Mis ojos se habitúan a la luz. Esto no es duro. Las sombras se quiebran y bailan en la acuosa superficie, removidas por el bailoteo de las cortinas. Alguien ha dejado la ventana abierta. En la semi penumbra observo la opacidad de las cosas. La brisa que sube del malecón forma una danza, primero en las cortinas y luego en mis pestañas húmedas. En mi vientre, un hormigueo me recorre la herida y tengo la tentación de rascarme. Eso no es lo duro.

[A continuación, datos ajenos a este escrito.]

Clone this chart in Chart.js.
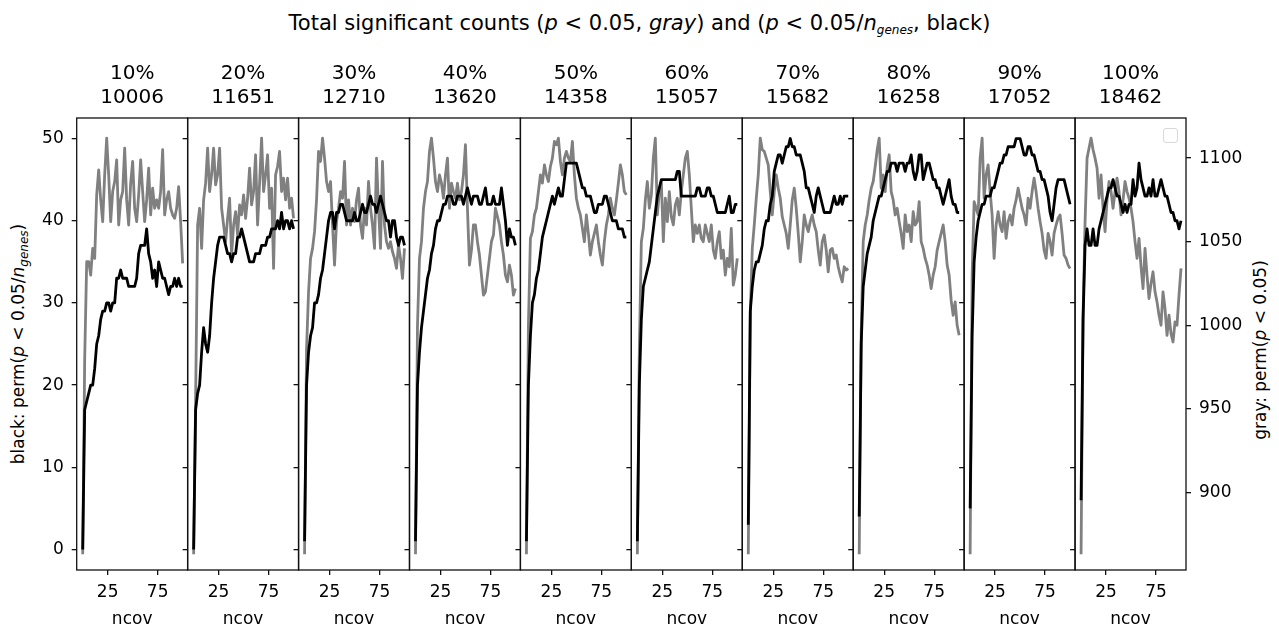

Lo duro es el vacío, el hueco que queda, que se hunde y se adentra. Que carcome, como si el espacio dejado por el hijo fuese una boca de dientes pétreos, desgarrando la carne. Lo duro es la leche que me moja la bata delgada de hospital, que se escapa de mis tetas por los poros, que empapa la tela sin una boca que la recoja. Lo duro es el silencio sin llantos, sin quejidos mudos, de sueños vívidos en cabezas pequeñas.
Nos mantienen separadas en la sala de maternidad por cortinas que nos haga olvidar los hijos que no están. No sabemos si estaremos enfermas también nosotras. Nos miramos sin vernos a través de la luz que se posa a ratos como el alma difusa de quienes se han ido. Pero eso no es lo duro.
Lo duro son las tetas, la lecha que se riega, el vacío del hijo, las costuras que son su epitafio. Lo duro es no saber.